I didn't track down Mackey's work then, but today came across a fragment of the poem I quoted in another book of literary criticism, Poetic Investigation, by Paul Naylor And the fragment blew me away -- I didn't know Mackey was a National Book award winner -- but I did know I had again stumbled on someone amazing. I'm going to quote the whole fragment as I like it so much.

Cramped egg we might work our
way out of, caress reaching in
to the bones underneath.
Not even
looking. Even so, see
thru.

Watery light we tried in vain
to pull away from. Painted
face,
disembodied voice. Dramas we
wooed, invited in but got
scared of. Song so black it
burnt
my lip. . . Tore my throat as I
walked up Real Street. Raw beginnner,
green
attempt to sing the blues. . .

(from a 1993 book called "School of Udhra)
(and unfortunately I probably will lose the proper spacing of the poem when it posts.)
I don't as yet have any of his books -- but I know I have to get one.

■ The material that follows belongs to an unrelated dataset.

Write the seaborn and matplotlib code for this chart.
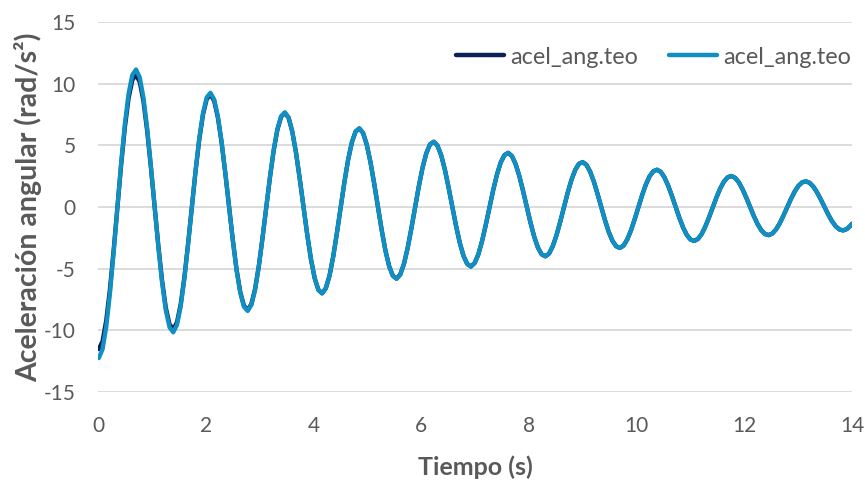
import matplotlib
matplotlib.use("Agg")
import matplotlib.pyplot as plt
import seaborn as sns
import pandas as pd

# Time samples (s)
tiempo = [
    0.0,
    0.015, 0.084, 0.153, 0.222, 0.291, 0.361, 0.430, 0.499, 0.568, 0.637,
    0.706, 0.775, 0.844, 0.913, 0.982, 1.052, 1.121, 1.190, 1.259, 1.328,
    1.397, 1.466, 1.535, 1.604, 1.673, 1.743, 1.812, 1.881, 1.950, 2.019,
    2.088, 2.157, 2.226, 2.295, 2.364, 2.434, 2.503, 2.572, 2.641, 2.710,
    2.779, 2.848, 2.917, 2.986, 3.055, 3.125, 3.194, 3.263, 3.332, 3.401,
    3.470, 3.539, 3.608, 3.677, 3.746, 3.816, 3.885, 3.954, 4.023, 4.092,
    4.161, 4.230, 4.299, 4.368, 4.437, 4.507, 4.576, 4.645, 4.714, 4.783,
    4.852, 4.921, 4.990, 5.059, 5.128, 5.198, 5.267, 5.336, 5.405, 5.474,
    5.543, 5.612, 5.681, 5.750, 5.819, 5.889, 5.958, 6.027, 6.096, 6.165,
    6.234, 6.303, 6.372, 6.441, 6.510, 6.580, 6.649, 6.718, 6.787, 6.856,
    6.925, 6.994, 7.063, 7.132, 7.201, 7.271, 7.340, 7.409, 7.478, 7.547,
    7.616, 7.685, 7.754, 7.823, 7.892, 7.962, 8.031, 8.100, 8.169, 8.238,
    8.307, 8.376, 8.445, 8.514, 8.583, 8.653, 8.722, 8.791, 8.860, 8.929,
    8.998, 9.067, 9.136, 9.205, 9.274, 9.344, 9.413, 9.482, 9.551, 9.620,
    9.689, 9.758, 9.827, 9.896, 9.965, 10.035, 10.104, 10.173, 10.242, 10.311,
    10.380, 10.449, 10.518, 10.587, 10.656, 10.726, 10.795, 10.864, 10.933, 11.002,
    11.071, 11.140, 11.209, 11.278, 11.347, 11.417, 11.486, 11.555, 11.624, 11.693,
    11.762, 11.831, 11.900, 11.969, 12.038, 12.108, 12.177, 12.246, 12.315, 12.384,
    12.453, 12.522, 12.591, 12.660, 12.729, 12.799, 12.868, 12.937, 13.006, 13.075,
    13.144, 13.213, 13.282, 13.351, 13.420, 13.490, 13.559, 13.628, 13.697, 13.766,
    13.835, 13.904, 13.973, 14.0,
]

# Angular acceleration, first series (rad/s^2)
acel_oscura = [
    -11.51,
    -11.52, -10.89, -9.19, -6.64, -3.47, 0.00, 3.42, 6.45, 8.81, 10.29,
    10.73, 10.13, 8.56, 6.17, 3.22, 0.00, -3.17, -5.97, -8.16, -9.51,
    -9.92, -9.35, -7.90, -5.69, -2.96, 0.00, 2.92, 5.49, 7.50, 8.75,
    9.12, 8.60, 7.25, 5.22, 2.73, 0.00, -2.67, -5.04, -6.88, -8.01,
    -8.35, -7.87, -6.64, -4.78, -2.49, 0.00, 2.44, 4.61, 6.29, 7.32,
    7.63, 7.24, 6.10, 4.39, 2.29, 0.00, -2.24, -4.23, -5.77, -6.72,
    -7.00, -6.59, -5.56, -4.00, -2.08, 0.00, 2.04, 3.85, 5.25, 6.12,
    6.37, 6.01, 5.06, 3.64, 1.90, 0.00, -1.86, -3.51, -4.79, -5.57,
    -5.81, -5.47, -4.61, -3.32, -1.73, 0.00, 1.70, 3.20, 4.36, 5.08,
    5.29, 4.98, 4.20, 3.02, 1.57, 0.00, -1.55, -2.91, -3.97, -4.62,
    -4.82, -4.54, -3.83, -2.75, -1.43, 0.00, 1.41, 2.65, 3.62, 4.21,
    4.39, 4.13, 3.48, 2.51, 1.31, 0.00, -1.28, -2.42, -3.30, -3.84,
    -4.00, -3.77, -3.17, -2.28, -1.19, 0.00, 1.17, 2.20, 3.00, 3.50,
    3.64, 3.43, 2.89, 2.08, 1.08, 0.00, -1.06, -2.01, -2.73, -3.18,
    -3.32, -3.13, -2.63, -1.90, -0.99, 0.00, 0.97, 1.83, 2.49, 2.90,
    3.02, 2.85, 2.40, 1.73, 0.90, 0.00, -0.88, -1.66, -2.27, -2.64,
    -2.75, -2.59, -2.19, -1.57, -0.82, 0.00, 0.80, 1.52, 2.07, 2.41,
    2.51, 2.36, 1.99, 1.43, 0.75, 0.00, -0.73, -1.38, -1.88, -2.19,
    -2.28, -2.15, -1.81, -1.31, -0.68, 0.00, 0.67, 1.26, 1.72, 2.00,
    2.08, 1.96, 1.65, 1.19, 0.62, 0.00, -0.61, -1.15, -1.56, -1.82,
    -1.90, -1.79, -1.51, -1.36,
]

# Angular acceleration, second series (rad/s^2)
acel_clara = [
    -12.24,
    -12.25, -11.54, -9.72, -7.00, -3.65, 0.00, 3.58, 6.74, 9.19, 10.71,
    11.15, 10.51, 8.86, 6.38, 3.32, 0.00, -3.26, -6.14, -8.38, -9.75,
    -10.16, -9.57, -8.07, -5.81, -3.02, 0.00, 2.97, 5.59, 7.63, 8.89,
    9.26, 8.72, 7.35, 5.29, 2.76, 0.00, -2.70, -5.10, -6.95, -8.09,
    -8.43, -7.94, -6.70, -4.82, -2.51, 0.00, 2.46, 4.64, 6.33, 7.37,
    7.68, 7.24, 6.10, 4.39, 2.29, 0.00, -2.24, -4.23, -5.77, -6.72,
    -7.00, -6.59, -5.56, -4.00, -2.08, 0.00, 2.04, 3.85, 5.25, 6.12,
    6.37, 6.01, 5.06, 3.64, 1.90, 0.00, -1.86, -3.51, -4.79, -5.57,
    -5.81, -5.47, -4.61, -3.32, -1.73, 0.00, 1.70, 3.20, 4.36, 5.08,
    5.29, 4.98, 4.20, 3.02, 1.57, 0.00, -1.55, -2.91, -3.97, -4.62,
    -4.82, -4.54, -3.83, -2.75, -1.43, 0.00, 1.41, 2.65, 3.62, 4.21,
    4.39, 4.13, 3.48, 2.51, 1.31, 0.00, -1.28, -2.42, -3.30, -3.84,
    -4.00, -3.77, -3.17, -2.28, -1.19, 0.00, 1.17, 2.20, 3.00, 3.50,
    3.64, 3.43, 2.89, 2.08, 1.08, 0.00, -1.06, -2.01, -2.73, -3.18,
    -3.32, -3.13, -2.63, -1.90, -0.99, 0.00, 0.97, 1.83, 2.49, 2.90,
    3.02, 2.85, 2.40, 1.73, 0.90, 0.00, -0.88, -1.66, -2.27, -2.64,
    -2.75, -2.59, -2.19, -1.57, -0.82, 0.00, 0.80, 1.52, 2.07, 2.41,
    2.51, 2.36, 1.99, 1.43, 0.75, 0.00, -0.73, -1.38, -1.88, -2.19,
    -2.28, -2.15, -1.81, -1.31, -0.68, 0.00, 0.67, 1.26, 1.72, 2.00,
    2.08, 1.96, 1.65, 1.19, 0.62, 0.00, -0.61, -1.15, -1.56, -1.82,
    -1.90, -1.79, -1.51, -1.36,
]

serie_nombre = "acel_ang.teo"
x_ticks = [0, 2, 4, 6, 8, 10, 12, 14]
y_ticks = [-15, -10, -5, 0, 5, 10, 15]

COLOR_OSCURO = "#0c2157"
COLOR_CLARO = "#0f8fc2"
GRIS_TEXTO = "#595959"
GRIS_REJILLA = "#d9d9d9"

sns.set_theme(style="white")
plt.rcParams["font.family"] = ["Lato", "DejaVu Sans"]
plt.rcParams["axes.unicode_minus"] = False

df = pd.DataFrame({"t": tiempo, "oscura": acel_oscura, "clara": acel_clara})

fig = plt.figure(figsize=(8.65, 4.8), dpi=100)
ax = fig.add_axes([98 / 865, 88 / 480, 754 / 865, 370 / 480])

sns.lineplot(data=df, x="t", y="oscura", ax=ax, color=COLOR_OSCURO, lw=3.1,
             sort=False, estimator=None, label=serie_nombre)
sns.lineplot(data=df, x="t", y="clara", ax=ax, color=COLOR_CLARO, lw=3.1,
             sort=False, estimator=None, label=serie_nombre)

ax.set_xlim(0, 14)
ax.set_ylim(-15, 15)
ax.set_xticks(x_ticks)
ax.set_yticks(y_ticks)
ax.yaxis.grid(True, color=GRIS_REJILLA, lw=1.3)
ax.xaxis.grid(False)
ax.set_axisbelow(True)
for s in ax.spines.values():
    s.set_visible(False)

ax.tick_params(axis="both", length=0, colors=GRIS_TEXTO, labelsize=15)
ax.tick_params(axis="y", pad=16)
ax.tick_params(axis="x", pad=17)

ax.set_xlabel("Tiempo (s)", fontsize=18, fontweight="bold", color=GRIS_TEXTO, va="center")
ax.set_ylabel("Aceleración angular (rad/s²)", fontsize=20.5, fontweight="bold",
              color=GRIS_TEXTO, va="center")
ax.xaxis.set_label_coords(0.5, (392 - 467) / 370)
ax.yaxis.set_label_coords((28 - 98) / 754, 0.5)

leg = ax.legend(ncol=2, frameon=False, loc="center right",
                bbox_to_anchor=(851 / 865, 1 - 57 / 480), bbox_transform=fig.transFigure,
                borderaxespad=0, borderpad=0, fontsize=16.8, handlelength=2.05,
                handletextpad=0.25, columnspacing=1.35)
for txt in leg.get_texts():
    txt.set_color(GRIS_TEXTO)
for ln in leg.get_lines():
    ln.set_linewidth(3.2)

fig.savefig("out.png", dpi=100)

And I love Pre-Raphaelites too. I think it doesn't have to be either/or, but the tension between.

26/2/07 8:32 PM  
Blogger jm said...

imperfect fit between word and world.

Isn't that a definition of life?

I didn't know him, juju. Good addition.

26/2/07 8:37 PM  
Anonymous Juju said...

Yes, the spacing got lost which is really too bad -- its a big part of the poem -- "not even", "thru", "face", "burnt" and "green", way out on the right margin, lots of breath before "caresss", before "painted", before "song", before "tore".

26/2/07 8:37 PM  
Blogger jm said...

He kind of expresses how I feel about life. That we're in the birth canal.

26/2/07 8:38 PM  
Anonymous juju said...

And I meant thanks Tseka for looking up Mackey

26/2/07 8:38 PM  
Blogger jm said...

You can get more space to work with if you go to the page that has the post alone. The comments are spaced differently.

26/2/07 8:39 PM  
Blogger jm said...

if you click on the time at the bottom of the post it will take you to the page. Good for poetry.

26/2/07 8:52 PM  
Blogger Tseka said...

just below the fold are some clickable excerpts of Mackey's work. I noticed the spacing immediately Juju. It draws one into the rhythm beautifully.

Kamau Brathwaite used similar with periods in the middle of words to stop our flow just a little, a calypso.

Very unique and wonderful i have been enjoying this.

26/2/07 9:08 PM  
Blogger Tseka said...

This is very odd i previewed and tested the link and everything was fine. What can we call this but merc retro?

26/2/07 9:10 PM  
Blogger Tseka said...

Well! even more peculiar it takes you to the page on Mackey. so.... vagaries of blogger? oh my.

26/2/07 9:12 PM  
Anonymous Juju said...

Thank you tseka -- finding him was like what my friend called "a good stumble." The book I've just begun, Poetic Investigations, talks much more about Mackey and Brathwaite. But of course the best is just going to the source. And yes the link worked.